─── AVAILABLE DATA

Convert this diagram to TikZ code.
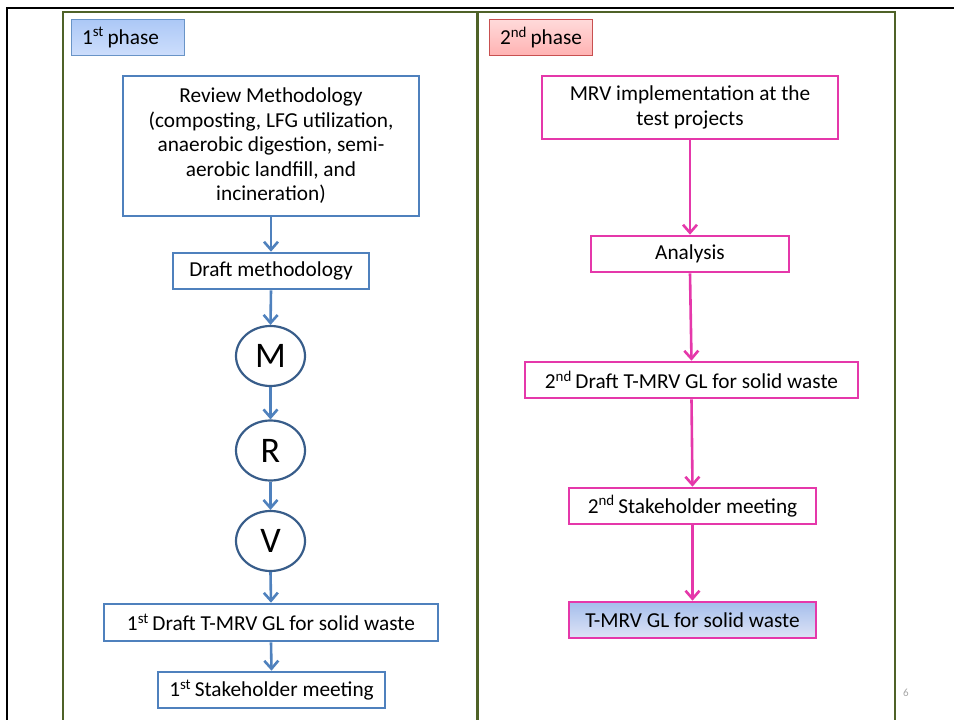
\documentclass[tikz,border=0pt]{standalone}
\usepackage{fontspec}
\setmainfont{Carlito}
\usetikzlibrary{arrows.meta,shapes.geometric}
\definecolor{bline}{RGB}{79,129,189}
\definecolor{eline}{RGB}{56,93,138}
\definecolor{mline}{RGB}{229,56,170}
\definecolor{gline}{RGB}{79,98,40}
\definecolor{ptop}{RGB}{172,200,246}
\definecolor{pbot}{RGB}{205,222,252}
\definecolor{rtop}{RGB}{255,218,218}
\definecolor{rbot}{RGB}{255,178,178}
\definecolor{rbord}{RGB}{200,80,80}
\definecolor{ftop}{RGB}{165,190,236}
\definecolor{fbot}{RGB}{222,228,246}
\tikzset{
  txt/.style={font=\fontsize{21.3}{24.5}\selectfont, align=center, inner sep=0pt},
  bbox/.style={txt, draw=bline, line width=2.6pt, fill=white},
  mbox/.style={txt, draw=mline, line width=2.6pt, fill=white},
  circ/.style={ellipse, draw=eline, line width=2.2pt, minimum width=69pt, minimum height=60pt, inner sep=0pt, font=\fontsize{36}{40}\selectfont},
  barrow/.style={draw=bline, line width=2.6pt, -{Straight Barb[length=8pt,width=14pt,line width=2.6pt]}},
  marrow/.style={draw=mline, line width=2.6pt, -{Straight Barb[length=8pt,width=14pt,line width=2.6pt]}},
}
\begin{document}
\begin{tikzpicture}[x=1pt,y=-1pt]
\useasboundingbox (0,0) rectangle (954,720);
% outer black frame
\draw[line width=2.2pt, black] (7,722) -- (7,8) -- (956,8);
% green panels
\draw[gline, line width=2.8pt] (63,725) -- (63,12) -- (895,12) -- (895,725);
\draw[gline, line width=2.8pt] (477.5,12) -- (477.5,725);
% phase labels
\node[txt, draw=bline!85, line width=1pt, top color=ptop, bottom color=pbot, minimum width=113pt, minimum height=36pt, anchor=north west, text width=100pt, align=left] (p1) at (71,19) {\hspace*{4pt}1\textsuperscript{st}\,phase};
\node[txt, draw=rbord, line width=1pt, top color=rtop, bottom color=rbot, minimum width=103pt, minimum height=36pt, anchor=north west, text width=90pt, align=left] (p2) at (489,19) {\hspace*{4pt}2\textsuperscript{nd}\,phase};
% left column
\node[bbox, minimum width=296pt, minimum height=140pt] (rev) at (271,146) {Review Methodology\\(composting, LFG utilization,\\anaerobic digestion, semi-\\aerobic landfill, and\\incineration)};
\node[bbox, minimum width=196pt, minimum height=36pt] (dm) at (271,271) {Draft methodology};
\node[circ] (M) at (270.5,356) {M};
\node[circ] (R) at (270.5,450.5) {R};
\node[circ] (V) at (270.5,541) {V};
\node[bbox, minimum width=334pt, minimum height=37pt] (d1) at (271,622.5) {1\textsuperscript{st}\,Draft T-MRV GL for solid waste};
\node[bbox, minimum width=227pt, minimum height=36pt] (s1) at (271.5,690) {1\textsuperscript{st}\,Stakeholder meeting};
\draw[barrow] (rev.south) -- (dm.north);
\draw[barrow] (dm.south) -- (M.north);
\draw[barrow] (M.south) -- (R.north);
\draw[barrow] (R.south) -- (V.north);
\draw[barrow] (V.south) -- (d1.north);
\draw[barrow] (d1.south) -- (s1.north);
% right column
\node[mbox, minimum width=296pt, minimum height=63pt] (mrv) at (690,107.5) {MRV implementation at the\\test projects};
\node[mbox, minimum width=198pt, minimum height=36pt] (an) at (690,254) {Analysis};
\node[mbox, minimum width=333pt, minimum height=36pt] (d2) at (691.5,380) {2\textsuperscript{nd}\,Draft T-MRV GL for solid waste};
\node[mbox, minimum width=247pt, minimum height=36pt] (s2) at (692.5,506) {2\textsuperscript{nd}\,Stakeholder meeting};
\node[txt, draw=mline, line width=2.6pt, top color=ftop, bottom color=fbot, minimum width=247pt, minimum height=36pt] (fin) at (692.5,620) {T-MRV GL for solid waste};
\draw[marrow] (mrv.south) -- (an.north);
\draw[marrow] (an.south) -- (d2.north);
\draw[marrow] (d2.south) -- (s2.north);
\draw[marrow] (s2.south) -- (fin.north);
% page number
\node[font=\fontsize{11}{12}\selectfont, text=black!35, inner sep=0pt] (pn) at (906,693) {6};
\end{tikzpicture}
\end{document}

──────

GOAL: In this exercise, set down all of the data exactly, without the pictures.

RESULT OF THE TASK:
Convert this diagram to TikZ code.
\documentclass[tikz,border=0pt]{standalone}
\usepackage{fontspec}
\setmainfont{Carlito}
\usetikzlibrary{arrows.meta,shapes.geometric}
\definecolor{bline}{RGB}{79,129,189}
\definecolor{eline}{RGB}{56,93,138}
\definecolor{mline}{RGB}{229,56,170}
\definecolor{gline}{RGB}{79,98,40}
\definecolor{ptop}{RGB}{172,200,246}
\definecolor{pbot}{RGB}{205,222,252}
\definecolor{rtop}{RGB}{255,218,218}
\definecolor{rbot}{RGB}{255,178,178}
\definecolor{rbord}{RGB}{200,80,80}
\definecolor{ftop}{RGB}{165,190,236}
\definecolor{fbot}{RGB}{222,228,246}
\tikzset{
  txt/.style={font=\fontsize{21.3}{24.5}\selectfont, align=center, inner sep=0pt},
  bbox/.style={txt, draw=bline, line width=2.6pt, fill=white},
  mbox/.style={txt, draw=mline, line width=2.6pt, fill=white},
  circ/.style={ellipse, draw=eline, line width=2.2pt, minimum width=69pt, minimum height=60pt, inner sep=0pt, font=\fontsize{36}{40}\selectfont},
  barrow/.style={draw=bline, line width=2.6pt, -{Straight Barb[length=8pt,width=14pt,line width=2.6pt]}},
  marrow/.style={draw=mline, line width=2.6pt, -{Straight Barb[length=8pt,width=14pt,line width=2.6pt]}},
}
\begin{document}
\begin{tikzpicture}[x=1pt,y=-1pt]
\useasboundingbox (0,0) rectangle (954,720);
% outer black frame
\draw[line width=2.2pt, black] (7,722) -- (7,8) -- (956,8);
% green panels
\draw[gline, line width=2.8pt] (63,725) -- (63,12) -- (895,12) -- (895,725);
\draw[gline, line width=2.8pt] (477.5,12) -- (477.5,725);
% phase labels
\node[txt, draw=bline!85, line width=1pt, top color=ptop, bottom color=pbot, minimum width=113pt, minimum height=36pt, anchor=north west, text width=100pt, align=left] (p1) at (71,19) {\hspace*{4pt}1\textsuperscript{st}\,phase};
\node[txt, draw=rbord, line width=1pt, top color=rtop, bottom color=rbot, minimum width=103pt, minimum height=36pt, anchor=north west, text width=90pt, align=left] (p2) at (489,19) {\hspace*{4pt}2\textsuperscript{nd}\,phase};
% left column
\node[bbox, minimum width=296pt, minimum height=140pt] (rev) at (271,146) {Review Methodology\\(composting, LFG utilization,\\anaerobic digestion, semi-\\aerobic landfill, and\\incineration)};
\node[bbox, minimum width=196pt, minimum height=36pt] (dm) at (271,271) {Draft methodology};
\node[circ] (M) at (270.5,356) {M};
\node[circ] (R) at (270.5,450.5) {R};
\node[circ] (V) at (270.5,541) {V};
\node[bbox, minimum width=334pt, minimum height=37pt] (d1) at (271,622.5) {1\textsuperscript{st}\,Draft T-MRV GL for solid waste};
\node[bbox, minimum width=227pt, minimum height=36pt] (s1) at (271.5,690) {1\textsuperscript{st}\,Stakeholder meeting};
\draw[barrow] (rev.south) -- (dm.north);
\draw[barrow] (dm.south) -- (M.north);
\draw[barrow] (M.south) -- (R.north);
\draw[barrow] (R.south) -- (V.north);
\draw[barrow] (V.south) -- (d1.north);
\draw[barrow] (d1.south) -- (s1.north);
% right column
\node[mbox, minimum width=296pt, minimum height=63pt] (mrv) at (690,107.5) {MRV implementation at the\\test projects};
\node[mbox, minimum width=198pt, minimum height=36pt] (an) at (690,254) {Analysis};
\node[mbox, minimum width=333pt, minimum height=36pt] (d2) at (691.5,380) {2\textsuperscript{nd}\,Draft T-MRV GL for solid waste};
\node[mbox, minimum width=247pt, minimum height=36pt] (s2) at (692.5,506) {2\textsuperscript{nd}\,Stakeholder meeting};
\node[txt, draw=mline, line width=2.6pt, top color=ftop, bottom color=fbot, minimum width=247pt, minimum height=36pt] (fin) at (692.5,620) {T-MRV GL for solid waste};
\draw[marrow] (mrv.south) -- (an.north);
\draw[marrow] (an.south) -- (d2.north);
\draw[marrow] (d2.south) -- (s2.north);
\draw[marrow] (s2.south) -- (fin.north);
% page number
\node[font=\fontsize{11}{12}\selectfont, text=black!35, inner sep=0pt] (pn) at (906,693) {6};
\end{tikzpicture}
\end{document}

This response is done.